• Problem to work on: Track down the lines that contain "this" and copy them.

• Data section:
★ ★ ★ ★

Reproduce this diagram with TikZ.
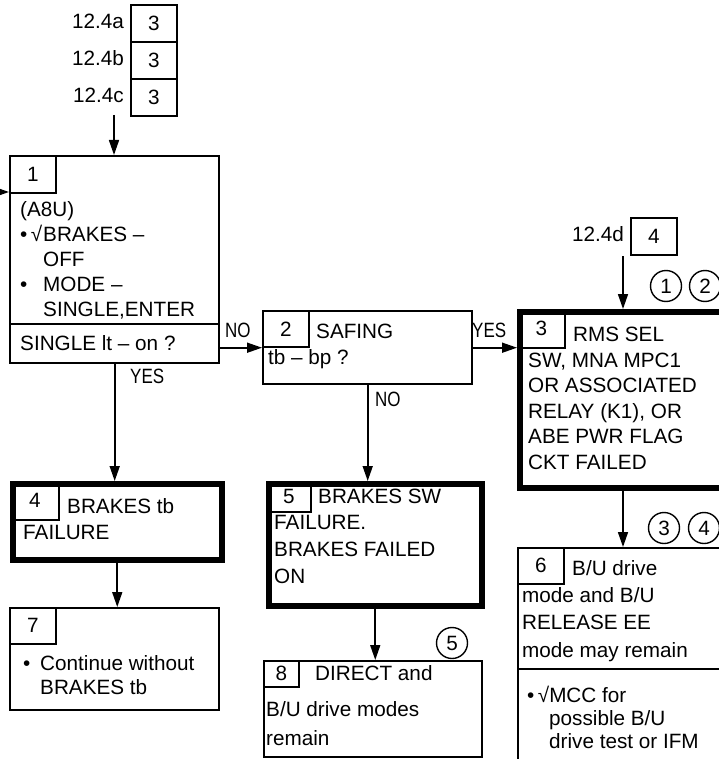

★ ★ ★ ★

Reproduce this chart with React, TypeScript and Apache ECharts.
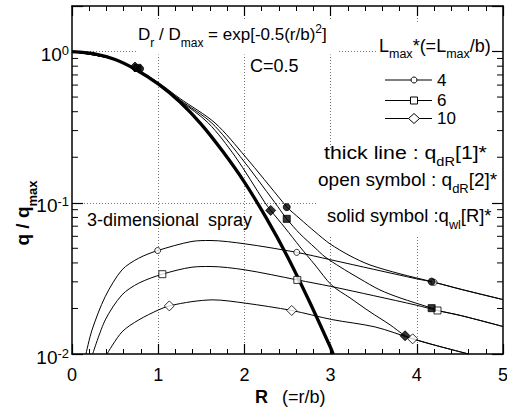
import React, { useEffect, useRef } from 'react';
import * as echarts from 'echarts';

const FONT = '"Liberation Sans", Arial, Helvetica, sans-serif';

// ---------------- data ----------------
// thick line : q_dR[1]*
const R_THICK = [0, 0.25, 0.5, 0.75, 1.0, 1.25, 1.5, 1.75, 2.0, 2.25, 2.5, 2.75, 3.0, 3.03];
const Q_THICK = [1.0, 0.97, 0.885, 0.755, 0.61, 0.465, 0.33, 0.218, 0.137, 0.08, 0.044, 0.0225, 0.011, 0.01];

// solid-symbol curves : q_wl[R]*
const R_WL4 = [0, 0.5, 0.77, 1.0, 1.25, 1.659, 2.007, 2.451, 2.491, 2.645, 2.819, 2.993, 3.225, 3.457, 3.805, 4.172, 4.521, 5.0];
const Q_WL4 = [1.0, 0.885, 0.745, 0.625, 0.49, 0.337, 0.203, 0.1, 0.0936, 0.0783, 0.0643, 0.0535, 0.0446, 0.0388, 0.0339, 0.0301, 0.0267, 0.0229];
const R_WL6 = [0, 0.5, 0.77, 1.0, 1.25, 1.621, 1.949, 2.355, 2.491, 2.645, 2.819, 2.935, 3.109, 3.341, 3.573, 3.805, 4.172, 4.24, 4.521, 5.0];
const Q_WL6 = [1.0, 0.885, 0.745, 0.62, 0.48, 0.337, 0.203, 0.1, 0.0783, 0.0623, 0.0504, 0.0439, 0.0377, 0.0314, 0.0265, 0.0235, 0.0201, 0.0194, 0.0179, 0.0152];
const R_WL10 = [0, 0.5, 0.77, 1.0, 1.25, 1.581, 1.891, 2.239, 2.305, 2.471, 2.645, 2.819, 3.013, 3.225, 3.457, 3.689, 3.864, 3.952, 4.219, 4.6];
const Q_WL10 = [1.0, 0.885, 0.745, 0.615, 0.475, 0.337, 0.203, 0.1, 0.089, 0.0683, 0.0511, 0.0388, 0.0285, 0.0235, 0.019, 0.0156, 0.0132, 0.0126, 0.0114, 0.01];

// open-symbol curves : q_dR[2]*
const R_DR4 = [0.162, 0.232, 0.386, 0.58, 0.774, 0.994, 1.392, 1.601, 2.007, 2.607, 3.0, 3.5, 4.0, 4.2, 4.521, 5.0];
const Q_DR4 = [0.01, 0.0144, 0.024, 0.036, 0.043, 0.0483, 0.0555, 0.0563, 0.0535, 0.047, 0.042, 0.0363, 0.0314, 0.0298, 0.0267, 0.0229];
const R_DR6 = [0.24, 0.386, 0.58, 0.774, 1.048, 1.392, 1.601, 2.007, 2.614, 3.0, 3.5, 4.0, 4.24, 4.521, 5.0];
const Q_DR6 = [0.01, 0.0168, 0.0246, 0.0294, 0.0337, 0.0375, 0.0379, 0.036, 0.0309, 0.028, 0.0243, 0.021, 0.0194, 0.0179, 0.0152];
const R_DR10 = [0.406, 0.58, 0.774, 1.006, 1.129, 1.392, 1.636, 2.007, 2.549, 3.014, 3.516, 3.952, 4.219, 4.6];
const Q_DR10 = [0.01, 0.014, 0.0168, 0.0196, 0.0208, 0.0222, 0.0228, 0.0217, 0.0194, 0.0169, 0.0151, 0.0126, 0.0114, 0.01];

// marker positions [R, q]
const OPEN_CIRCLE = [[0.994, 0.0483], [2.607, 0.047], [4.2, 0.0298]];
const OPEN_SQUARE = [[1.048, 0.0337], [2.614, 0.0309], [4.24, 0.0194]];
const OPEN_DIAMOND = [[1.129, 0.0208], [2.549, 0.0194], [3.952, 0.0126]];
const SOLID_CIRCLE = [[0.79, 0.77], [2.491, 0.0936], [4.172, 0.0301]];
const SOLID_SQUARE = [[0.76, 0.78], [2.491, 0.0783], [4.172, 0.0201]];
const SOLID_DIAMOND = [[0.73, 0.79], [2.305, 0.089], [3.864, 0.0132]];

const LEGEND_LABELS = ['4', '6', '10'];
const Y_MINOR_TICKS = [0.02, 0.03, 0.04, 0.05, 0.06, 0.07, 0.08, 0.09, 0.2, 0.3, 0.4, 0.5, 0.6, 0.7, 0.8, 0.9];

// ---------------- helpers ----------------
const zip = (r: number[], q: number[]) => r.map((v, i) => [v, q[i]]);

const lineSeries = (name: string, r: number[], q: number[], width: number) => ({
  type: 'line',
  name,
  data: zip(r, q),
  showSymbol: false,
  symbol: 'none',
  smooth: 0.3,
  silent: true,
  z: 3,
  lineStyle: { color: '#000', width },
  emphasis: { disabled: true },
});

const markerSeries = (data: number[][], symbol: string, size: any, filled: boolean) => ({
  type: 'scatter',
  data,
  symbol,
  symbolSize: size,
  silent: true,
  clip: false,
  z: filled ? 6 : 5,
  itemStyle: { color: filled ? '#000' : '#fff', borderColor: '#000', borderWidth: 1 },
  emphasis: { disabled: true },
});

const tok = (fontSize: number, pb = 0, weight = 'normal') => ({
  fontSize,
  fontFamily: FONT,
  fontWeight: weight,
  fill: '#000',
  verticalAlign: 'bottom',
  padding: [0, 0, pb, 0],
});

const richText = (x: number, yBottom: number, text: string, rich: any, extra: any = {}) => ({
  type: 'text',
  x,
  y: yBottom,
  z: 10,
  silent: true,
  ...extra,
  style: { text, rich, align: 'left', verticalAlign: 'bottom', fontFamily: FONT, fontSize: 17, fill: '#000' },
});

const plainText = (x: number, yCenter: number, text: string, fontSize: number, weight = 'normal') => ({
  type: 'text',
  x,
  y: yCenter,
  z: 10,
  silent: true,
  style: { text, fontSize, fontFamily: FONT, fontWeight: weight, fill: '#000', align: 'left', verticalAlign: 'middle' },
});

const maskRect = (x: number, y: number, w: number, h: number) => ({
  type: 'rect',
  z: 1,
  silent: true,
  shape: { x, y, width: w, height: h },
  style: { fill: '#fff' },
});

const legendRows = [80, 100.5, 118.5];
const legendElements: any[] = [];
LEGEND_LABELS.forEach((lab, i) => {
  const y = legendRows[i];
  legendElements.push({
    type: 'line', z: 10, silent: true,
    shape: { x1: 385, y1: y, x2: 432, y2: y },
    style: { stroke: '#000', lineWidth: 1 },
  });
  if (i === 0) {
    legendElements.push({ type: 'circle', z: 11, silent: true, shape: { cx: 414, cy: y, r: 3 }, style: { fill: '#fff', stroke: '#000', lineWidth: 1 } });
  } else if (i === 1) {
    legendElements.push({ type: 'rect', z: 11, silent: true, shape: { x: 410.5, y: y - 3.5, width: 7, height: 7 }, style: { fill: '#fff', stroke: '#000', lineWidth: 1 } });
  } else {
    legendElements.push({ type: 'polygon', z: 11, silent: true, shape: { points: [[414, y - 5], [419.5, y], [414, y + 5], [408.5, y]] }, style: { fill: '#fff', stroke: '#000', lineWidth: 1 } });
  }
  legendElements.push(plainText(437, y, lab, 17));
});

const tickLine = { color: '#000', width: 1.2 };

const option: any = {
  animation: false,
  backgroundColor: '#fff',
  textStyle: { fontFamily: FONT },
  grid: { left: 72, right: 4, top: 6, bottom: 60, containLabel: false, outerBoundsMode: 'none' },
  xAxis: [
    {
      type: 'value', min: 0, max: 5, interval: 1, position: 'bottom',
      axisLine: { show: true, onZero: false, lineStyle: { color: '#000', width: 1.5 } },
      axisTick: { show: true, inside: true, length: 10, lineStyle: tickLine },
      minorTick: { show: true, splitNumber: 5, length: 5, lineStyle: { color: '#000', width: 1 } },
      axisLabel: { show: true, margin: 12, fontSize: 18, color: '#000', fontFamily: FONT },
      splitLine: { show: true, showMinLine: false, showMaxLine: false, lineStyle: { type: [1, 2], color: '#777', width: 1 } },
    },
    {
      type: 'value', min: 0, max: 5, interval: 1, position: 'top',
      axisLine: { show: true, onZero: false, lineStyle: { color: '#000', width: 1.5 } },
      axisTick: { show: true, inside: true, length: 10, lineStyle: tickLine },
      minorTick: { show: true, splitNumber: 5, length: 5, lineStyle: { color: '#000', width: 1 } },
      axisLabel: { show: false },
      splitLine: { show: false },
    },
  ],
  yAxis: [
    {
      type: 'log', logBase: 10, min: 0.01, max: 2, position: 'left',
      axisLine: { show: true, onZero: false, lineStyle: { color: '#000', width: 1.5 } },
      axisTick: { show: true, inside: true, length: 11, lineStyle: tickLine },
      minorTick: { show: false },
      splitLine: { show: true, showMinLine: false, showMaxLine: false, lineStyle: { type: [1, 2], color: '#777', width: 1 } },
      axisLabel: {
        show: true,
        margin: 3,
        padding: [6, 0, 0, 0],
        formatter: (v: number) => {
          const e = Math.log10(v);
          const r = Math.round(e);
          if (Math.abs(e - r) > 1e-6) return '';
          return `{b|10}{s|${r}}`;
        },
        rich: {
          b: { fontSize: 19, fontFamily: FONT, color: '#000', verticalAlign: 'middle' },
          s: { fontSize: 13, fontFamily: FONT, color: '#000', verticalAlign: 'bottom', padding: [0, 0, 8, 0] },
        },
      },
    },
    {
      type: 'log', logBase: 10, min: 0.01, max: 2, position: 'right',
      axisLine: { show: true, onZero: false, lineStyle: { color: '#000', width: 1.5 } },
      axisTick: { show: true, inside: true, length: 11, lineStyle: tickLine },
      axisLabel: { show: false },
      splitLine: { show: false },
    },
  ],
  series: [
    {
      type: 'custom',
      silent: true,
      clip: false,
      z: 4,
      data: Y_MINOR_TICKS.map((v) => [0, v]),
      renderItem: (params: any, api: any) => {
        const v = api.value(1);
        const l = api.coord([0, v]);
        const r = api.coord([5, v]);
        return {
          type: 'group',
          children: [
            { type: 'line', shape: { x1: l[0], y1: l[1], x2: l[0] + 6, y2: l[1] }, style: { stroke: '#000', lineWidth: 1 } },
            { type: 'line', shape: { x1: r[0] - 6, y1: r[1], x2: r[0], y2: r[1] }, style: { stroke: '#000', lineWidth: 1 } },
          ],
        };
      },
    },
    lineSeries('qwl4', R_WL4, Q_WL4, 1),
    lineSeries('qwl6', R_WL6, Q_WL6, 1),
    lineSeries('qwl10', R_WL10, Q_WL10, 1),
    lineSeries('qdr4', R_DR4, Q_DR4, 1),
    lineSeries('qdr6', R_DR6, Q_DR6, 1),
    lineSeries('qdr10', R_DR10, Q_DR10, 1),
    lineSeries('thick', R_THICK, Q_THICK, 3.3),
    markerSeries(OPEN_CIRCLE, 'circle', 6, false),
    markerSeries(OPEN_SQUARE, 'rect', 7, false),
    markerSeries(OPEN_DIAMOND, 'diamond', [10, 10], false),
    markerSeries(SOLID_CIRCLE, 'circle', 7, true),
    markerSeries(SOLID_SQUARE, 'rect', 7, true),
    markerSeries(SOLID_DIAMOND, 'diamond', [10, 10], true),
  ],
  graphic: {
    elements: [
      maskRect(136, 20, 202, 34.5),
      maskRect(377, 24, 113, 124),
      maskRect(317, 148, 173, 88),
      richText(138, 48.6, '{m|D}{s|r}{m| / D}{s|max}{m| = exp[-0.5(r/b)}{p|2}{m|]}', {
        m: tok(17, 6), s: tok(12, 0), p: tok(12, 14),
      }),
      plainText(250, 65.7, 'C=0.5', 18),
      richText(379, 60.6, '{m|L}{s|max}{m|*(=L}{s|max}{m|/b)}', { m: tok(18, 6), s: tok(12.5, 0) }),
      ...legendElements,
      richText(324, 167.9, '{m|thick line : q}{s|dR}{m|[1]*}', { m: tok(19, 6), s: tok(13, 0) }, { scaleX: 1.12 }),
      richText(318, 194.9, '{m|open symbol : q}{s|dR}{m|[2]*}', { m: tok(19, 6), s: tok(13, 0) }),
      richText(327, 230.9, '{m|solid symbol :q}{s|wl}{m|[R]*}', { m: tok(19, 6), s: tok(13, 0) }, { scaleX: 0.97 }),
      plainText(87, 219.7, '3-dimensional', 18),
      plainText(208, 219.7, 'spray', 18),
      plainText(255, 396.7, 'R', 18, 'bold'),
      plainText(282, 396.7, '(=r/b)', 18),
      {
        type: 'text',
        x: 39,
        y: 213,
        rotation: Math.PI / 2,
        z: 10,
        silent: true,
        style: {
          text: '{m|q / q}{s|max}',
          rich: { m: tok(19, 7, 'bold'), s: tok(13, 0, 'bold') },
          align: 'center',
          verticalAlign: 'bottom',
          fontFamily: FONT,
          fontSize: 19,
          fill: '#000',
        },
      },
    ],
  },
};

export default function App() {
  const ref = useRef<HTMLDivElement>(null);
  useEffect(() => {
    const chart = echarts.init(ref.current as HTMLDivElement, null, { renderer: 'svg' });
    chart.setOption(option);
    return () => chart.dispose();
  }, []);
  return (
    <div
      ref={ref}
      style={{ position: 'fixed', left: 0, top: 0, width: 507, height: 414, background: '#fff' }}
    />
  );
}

★ ★ ★ ★

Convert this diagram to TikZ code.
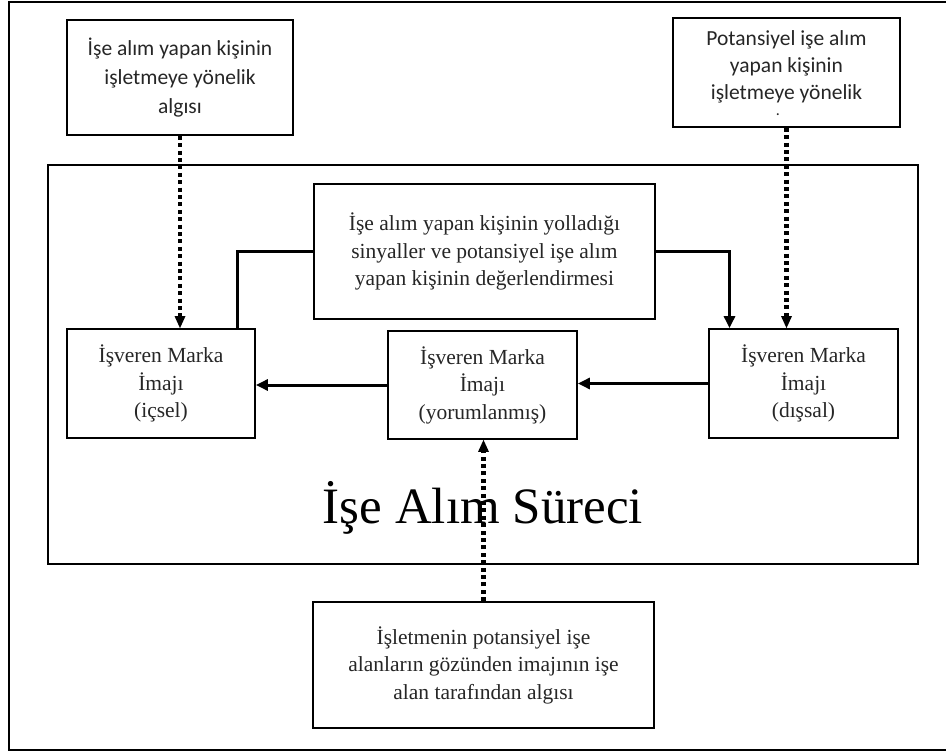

★ ★ ★ ★

• Finished exercise:
Reproduce this diagram with TikZ.
Reproduce this chart with React, TypeScript and Apache ECharts.
Convert this diagram to TikZ code.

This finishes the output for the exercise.